Elul

A tres semanas de comenzar una vez más el período tal vez más intenso del calendario hebreo me pregunto, como lo hago últimamente, cómo he llegado hasta aquí. Qué caminos he recorrido, qué desvíos, curvas, atajos, me han conducido hasta estos días piadosos o terribles o, como prefiero llamarlos, introspectivos. Si de perdones se trata, qué quisiera que se me perdonara este año; si de ser inscriptos en el libro de la vida se trata, cuál es el propósito de esta rúbrica. Como bien decimos en el otro gran momento culminante de nuestra tradición, qué ha cambiado este año de todos los años. Como bien contesta la compositora y cantante Java Alberstein en su versión del Jad Gadiá, “yo he cambiado este año.” Si no reconocemos este cambio de un año a otro, poco sentido tiene embarcarnos en diez días de “retorno” o “respuestas” o “reconciliación”. Después de todo, se trata de ajustar los desajustes y darnos una oportunidad de un nuevo comienzo: un nuevo año.

Crecí en un hogar sionista y secular (para usar un término en boga hoy). La religión y las tradiciones las conocí por mis abuelos maternos que eran profunda y estrictamente religiosos. Pertenecían al “ala dura” de la NCI de entonces que rezaba en la pequeña sinagoga de la calle San Salvador en Montevideo. Mi maestro de bar-mitzvá fue Fritz Neumann (z”l). Mi bar-mitzvá fue en esa misma sinagoga de la calle San Salvador. Aun más: mis primeros recuerdos de un Séder de Pésaj fueron en el Hogar de Padres de la NCI donde mis abuelos activaban, y donde luego vivieron. Siempre tuve dificultades para reconciliar mi hogar puramente sionista y hebraizado con esa tradición estricta e ininteligible de mis abuelos. Así, deambulaba por las sinagogas durante Rosh Hashaná y Iom Kipur en busca no sé bien de qué; socializaba un poco, me encontraba con gente, y trataba de terminar el día con mi tío Max, nuevamente en San Salvador. Mis ayunos de entonces eran verdaderos suplicios sin sentido. Nadie me explicaba nada. Seguramente, yo tampoco quería saber demasiado. Sólo sentía que había que estar allí para formar parte.

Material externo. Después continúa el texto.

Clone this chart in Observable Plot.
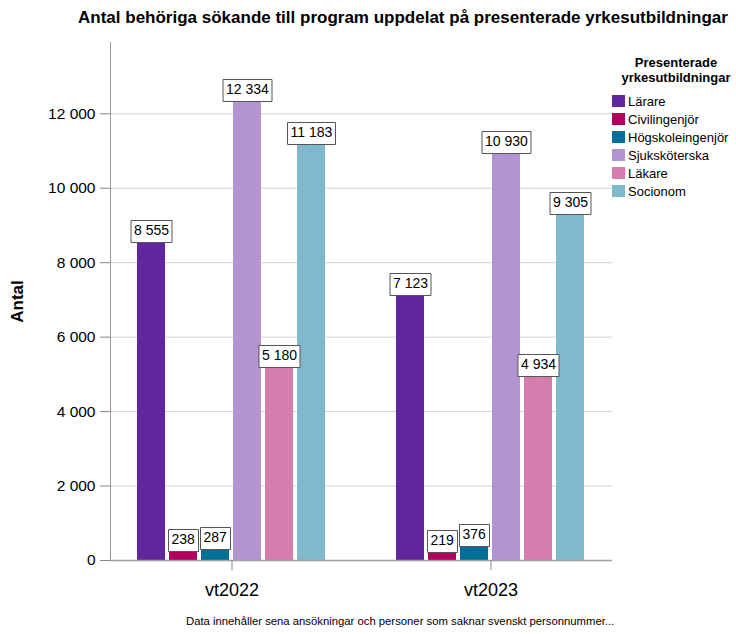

Mis elecciones en la vida me dieron la oportunidad de ir encontrando sentido y formas de vivir todo aquello pero ejerciendo mi libre albedrío. Formar una familia implica tomar del inventario de opciones que tenemos aquellas que elegimos libremente o en forma consensuada con nuestra pareja y más adelante con nuestros hijos. La ventaja de no tener tradiciones arraigadas es que uno no queda prisionero de las mismas, sino que puede ir armando su propio rompecabezas de esto que es vivir como judío. Si bien cada vez que escucho el Kol Nidre recuerdo la cálida y trémula voz del “moré Neumann” (z”l), es en el marco del espacio que comunitariamente pudimos construir que le encuentro sentido.

Como judíos nunca estaremos libres de contradicciones y una cierta incomodidad. Pero con el paso del tiempo podemos ir acomodando el cuerpo, encontrando zonas de confort no para que nos aletarguen y adormezcan, sino para que desde ellas podamos ejercitar nuestra sensibilidad. En el plano personal, no todos los años estamos en un mismo lugar, aunque ocupemos el mismo asiento en una sinagoga. Tal vez por eso a la mayoría le sea tan importante mantener “su” lugar, o el lugar que ocupó su padre, o su abuelo: un cierto anclaje en el devenir de la vida. La semana pasada nos referíamos a la importancia de contar con opciones para ir a una sinagoga. Nuestra tradición habilita estos espacios para que nuestras circunstancias personales las vivamos comunitariamente. La idea del grupo como elemento de contención del individuo, en términos terapéuticos y de apoyo, sugestivos y contenedores, es tan antigua como nuestra tradición.

Encontrar nuestro “grupo” de pertenencia, nuestro espacio, nuestro “lugar” puede leerse como el cierre de una etapa, de un camino. No sólo el entorno nos cobija sino que cada uno de nosotros puede extender un manto sobre el prójimo, “la sucá de la paz”. Sin escapar del concepto de fragilidad que da una sucá, podemos reconocer que, al menos por este año, hemos llegado hasta aquí, y aquí es donde encontraremos nuestro espacio y nuestro tiempo. El año próximo, ¿en Ierushalaim? Será otro Iom Kipur. Nosotros seguramente seremos otros también, del mismo modo que fuimos otro en aquella sinagoga de la calle San Salvador. Mientras tanto, vayamos ejercitando el toque del Shofar.